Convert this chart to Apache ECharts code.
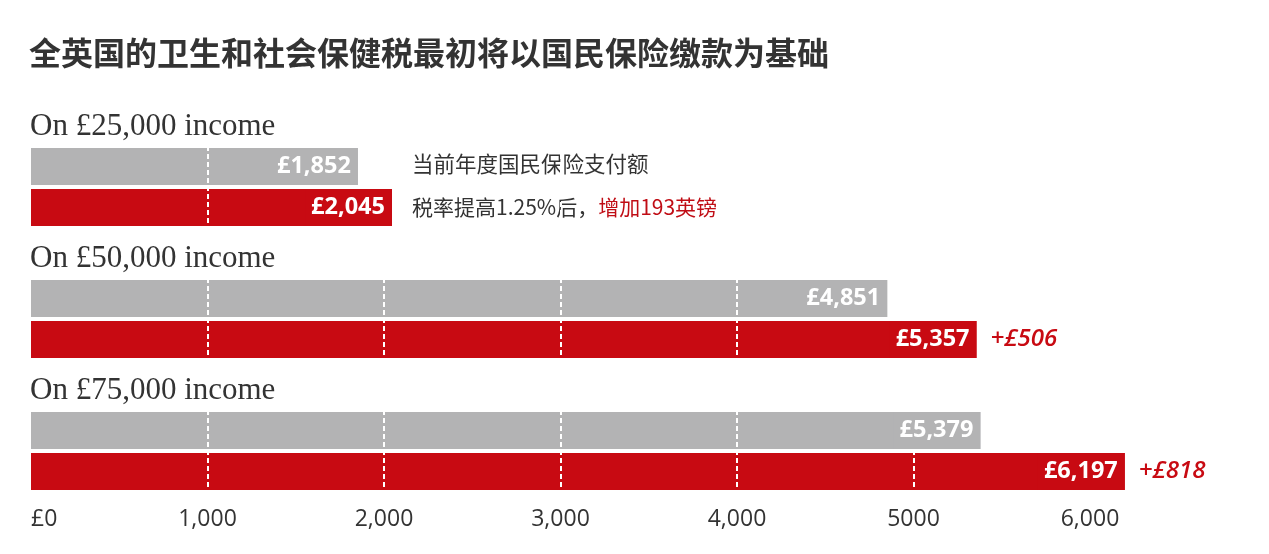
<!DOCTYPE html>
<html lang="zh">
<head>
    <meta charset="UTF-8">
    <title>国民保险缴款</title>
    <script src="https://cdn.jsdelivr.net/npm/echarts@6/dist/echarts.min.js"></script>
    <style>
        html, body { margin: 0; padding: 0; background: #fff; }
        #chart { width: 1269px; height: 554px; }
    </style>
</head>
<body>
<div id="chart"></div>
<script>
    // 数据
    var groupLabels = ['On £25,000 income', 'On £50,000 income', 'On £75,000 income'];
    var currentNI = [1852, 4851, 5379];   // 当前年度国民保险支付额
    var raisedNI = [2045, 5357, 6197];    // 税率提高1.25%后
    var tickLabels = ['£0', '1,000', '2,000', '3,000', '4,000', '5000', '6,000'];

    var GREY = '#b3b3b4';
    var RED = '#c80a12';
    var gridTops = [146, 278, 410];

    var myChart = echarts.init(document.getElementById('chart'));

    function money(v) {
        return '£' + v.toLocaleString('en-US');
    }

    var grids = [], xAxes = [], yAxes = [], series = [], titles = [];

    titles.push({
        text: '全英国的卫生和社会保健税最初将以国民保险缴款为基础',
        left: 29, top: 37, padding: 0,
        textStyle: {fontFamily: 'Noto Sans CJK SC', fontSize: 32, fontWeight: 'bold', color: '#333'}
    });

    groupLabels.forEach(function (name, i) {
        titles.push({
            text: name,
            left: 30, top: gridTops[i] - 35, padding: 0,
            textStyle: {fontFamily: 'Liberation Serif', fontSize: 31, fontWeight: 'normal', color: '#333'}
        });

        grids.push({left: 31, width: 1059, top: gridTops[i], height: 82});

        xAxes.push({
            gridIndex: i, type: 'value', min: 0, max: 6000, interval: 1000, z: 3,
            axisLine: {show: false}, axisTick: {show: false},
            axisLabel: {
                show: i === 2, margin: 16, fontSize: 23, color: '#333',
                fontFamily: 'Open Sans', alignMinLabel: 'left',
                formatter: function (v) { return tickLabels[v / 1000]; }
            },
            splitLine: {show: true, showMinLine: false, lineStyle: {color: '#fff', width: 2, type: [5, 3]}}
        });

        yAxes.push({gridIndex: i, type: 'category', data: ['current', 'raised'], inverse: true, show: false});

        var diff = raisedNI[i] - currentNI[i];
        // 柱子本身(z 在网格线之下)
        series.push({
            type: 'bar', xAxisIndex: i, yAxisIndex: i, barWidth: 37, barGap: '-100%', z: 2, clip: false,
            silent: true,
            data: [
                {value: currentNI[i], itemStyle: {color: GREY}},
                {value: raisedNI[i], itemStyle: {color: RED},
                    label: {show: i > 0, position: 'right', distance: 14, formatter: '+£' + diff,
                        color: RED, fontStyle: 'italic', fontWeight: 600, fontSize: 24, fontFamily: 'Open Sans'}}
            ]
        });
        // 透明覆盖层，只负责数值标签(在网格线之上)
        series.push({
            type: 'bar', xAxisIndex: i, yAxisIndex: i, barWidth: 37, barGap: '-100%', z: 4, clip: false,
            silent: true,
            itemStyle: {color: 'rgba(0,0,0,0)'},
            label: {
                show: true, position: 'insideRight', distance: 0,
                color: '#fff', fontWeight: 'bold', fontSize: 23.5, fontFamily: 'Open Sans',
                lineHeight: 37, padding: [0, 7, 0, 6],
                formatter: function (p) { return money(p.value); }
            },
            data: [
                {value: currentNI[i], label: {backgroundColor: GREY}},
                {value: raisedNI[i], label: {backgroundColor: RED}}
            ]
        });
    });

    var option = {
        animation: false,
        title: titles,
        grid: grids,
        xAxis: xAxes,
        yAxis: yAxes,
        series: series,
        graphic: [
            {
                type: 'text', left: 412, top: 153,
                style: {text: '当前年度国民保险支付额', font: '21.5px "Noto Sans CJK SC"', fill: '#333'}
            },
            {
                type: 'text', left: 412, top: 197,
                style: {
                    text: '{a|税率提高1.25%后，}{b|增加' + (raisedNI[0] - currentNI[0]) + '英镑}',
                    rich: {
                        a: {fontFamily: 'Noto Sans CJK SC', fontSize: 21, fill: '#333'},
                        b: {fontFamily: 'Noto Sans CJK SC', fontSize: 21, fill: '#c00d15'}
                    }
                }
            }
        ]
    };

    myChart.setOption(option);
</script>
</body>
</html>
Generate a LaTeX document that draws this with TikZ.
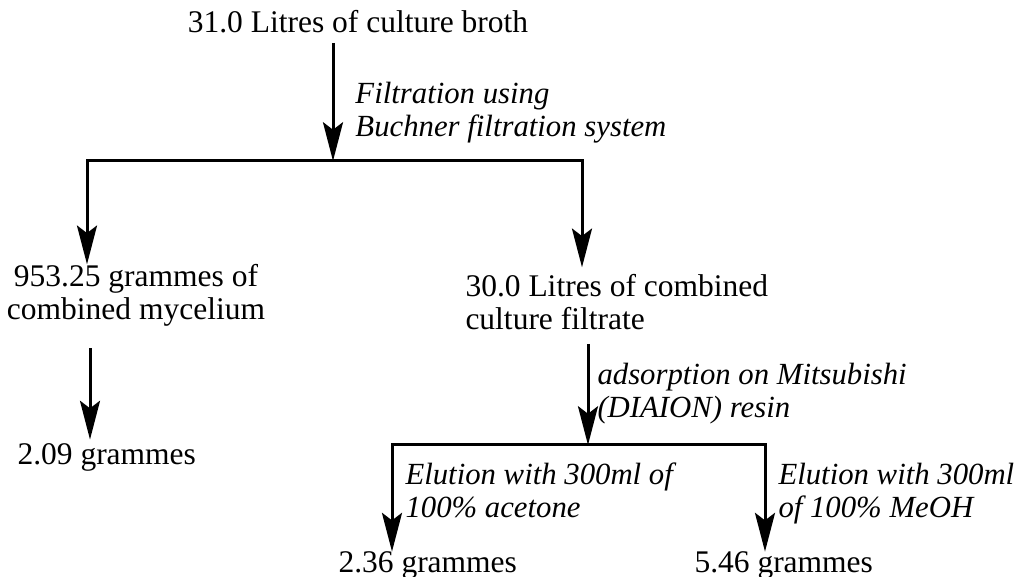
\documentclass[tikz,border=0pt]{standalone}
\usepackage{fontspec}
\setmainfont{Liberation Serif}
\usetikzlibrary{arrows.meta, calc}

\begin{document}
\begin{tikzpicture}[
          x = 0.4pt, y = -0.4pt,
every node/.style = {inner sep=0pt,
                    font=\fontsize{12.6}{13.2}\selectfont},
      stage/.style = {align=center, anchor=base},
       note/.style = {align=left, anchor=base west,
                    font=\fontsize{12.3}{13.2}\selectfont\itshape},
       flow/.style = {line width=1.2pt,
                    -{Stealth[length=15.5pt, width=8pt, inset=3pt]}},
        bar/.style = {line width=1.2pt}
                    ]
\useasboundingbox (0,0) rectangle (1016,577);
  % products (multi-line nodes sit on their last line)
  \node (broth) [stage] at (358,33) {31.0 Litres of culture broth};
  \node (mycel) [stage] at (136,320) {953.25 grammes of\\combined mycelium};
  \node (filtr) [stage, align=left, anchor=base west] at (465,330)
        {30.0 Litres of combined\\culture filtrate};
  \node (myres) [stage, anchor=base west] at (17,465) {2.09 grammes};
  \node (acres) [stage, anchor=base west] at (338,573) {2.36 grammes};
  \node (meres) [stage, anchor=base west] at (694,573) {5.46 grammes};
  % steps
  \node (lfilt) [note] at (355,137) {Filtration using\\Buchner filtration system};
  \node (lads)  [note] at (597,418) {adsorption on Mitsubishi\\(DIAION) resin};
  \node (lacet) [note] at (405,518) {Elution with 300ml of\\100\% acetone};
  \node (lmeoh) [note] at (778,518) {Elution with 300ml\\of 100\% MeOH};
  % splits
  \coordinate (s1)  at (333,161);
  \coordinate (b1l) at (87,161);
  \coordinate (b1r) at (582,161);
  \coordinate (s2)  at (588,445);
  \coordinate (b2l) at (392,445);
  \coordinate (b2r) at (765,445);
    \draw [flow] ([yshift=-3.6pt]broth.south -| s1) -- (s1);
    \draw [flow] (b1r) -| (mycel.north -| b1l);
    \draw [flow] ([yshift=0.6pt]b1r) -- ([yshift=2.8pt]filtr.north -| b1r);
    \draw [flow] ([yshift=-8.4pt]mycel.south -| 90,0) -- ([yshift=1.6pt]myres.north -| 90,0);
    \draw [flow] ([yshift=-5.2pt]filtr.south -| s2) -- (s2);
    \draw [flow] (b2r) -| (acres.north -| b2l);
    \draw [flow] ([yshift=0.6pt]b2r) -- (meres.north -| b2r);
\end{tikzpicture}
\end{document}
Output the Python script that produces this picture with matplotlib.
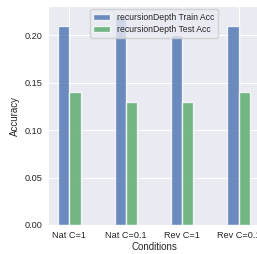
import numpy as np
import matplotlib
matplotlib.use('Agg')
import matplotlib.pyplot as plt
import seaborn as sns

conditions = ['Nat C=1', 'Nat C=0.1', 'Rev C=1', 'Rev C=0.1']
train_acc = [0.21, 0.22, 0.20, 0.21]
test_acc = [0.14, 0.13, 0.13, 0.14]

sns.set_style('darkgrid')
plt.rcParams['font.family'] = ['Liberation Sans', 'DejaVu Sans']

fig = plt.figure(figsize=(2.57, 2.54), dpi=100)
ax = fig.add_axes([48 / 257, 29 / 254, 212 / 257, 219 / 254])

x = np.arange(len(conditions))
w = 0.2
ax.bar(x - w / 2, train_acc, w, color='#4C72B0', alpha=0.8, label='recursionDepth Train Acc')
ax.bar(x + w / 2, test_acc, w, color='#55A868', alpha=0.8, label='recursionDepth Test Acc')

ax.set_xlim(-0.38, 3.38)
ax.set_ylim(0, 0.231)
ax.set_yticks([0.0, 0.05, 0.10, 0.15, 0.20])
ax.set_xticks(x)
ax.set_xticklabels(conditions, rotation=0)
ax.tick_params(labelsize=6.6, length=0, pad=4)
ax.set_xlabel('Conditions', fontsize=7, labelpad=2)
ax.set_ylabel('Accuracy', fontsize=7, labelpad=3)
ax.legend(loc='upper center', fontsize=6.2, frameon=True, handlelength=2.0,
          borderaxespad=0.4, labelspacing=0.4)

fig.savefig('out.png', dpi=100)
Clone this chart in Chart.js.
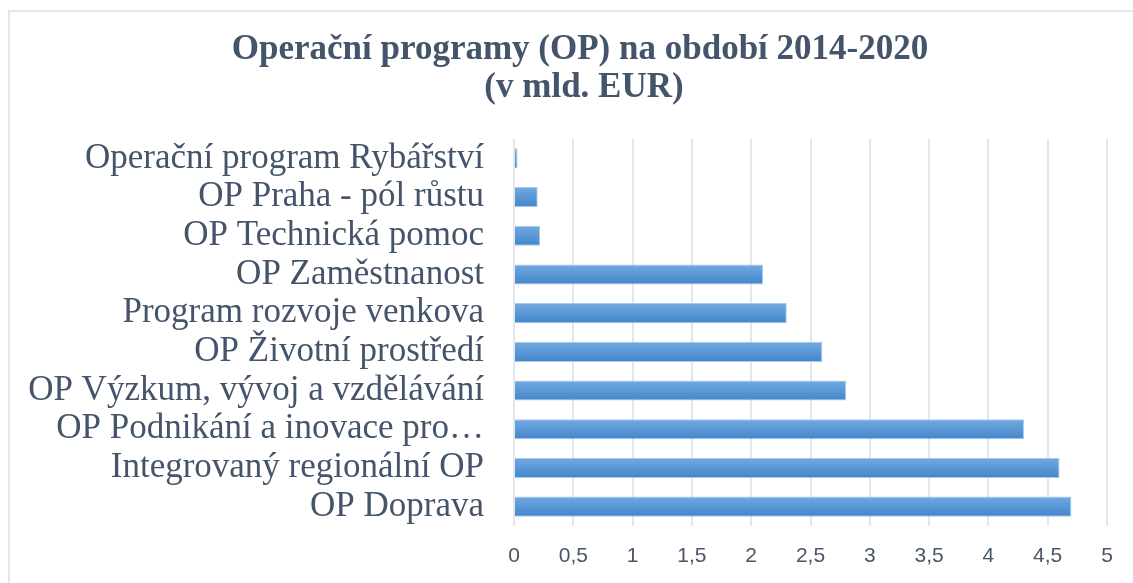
____
**Challenge:**
Above are some entries. Restate word for word the lines from the one holding "Output the Python" through the one holding "plt.rcParams['font.family'] = ['Liberation", but not the pictures.

**Answer to this exercise:**
Output the Python script that produces this picture with matplotlib.
import numpy as np
import matplotlib
matplotlib.use('Agg')
import matplotlib.pyplot as plt
import seaborn as sns

conditions = ['Nat C=1', 'Nat C=0.1', 'Rev C=1', 'Rev C=0.1']
train_acc = [0.21, 0.22, 0.20, 0.21]
test_acc = [0.14, 0.13, 0.13, 0.14]

sns.set_style('darkgrid')
plt.rcParams['font.family'] = ['Liberation Sans', 'DejaVu Sans']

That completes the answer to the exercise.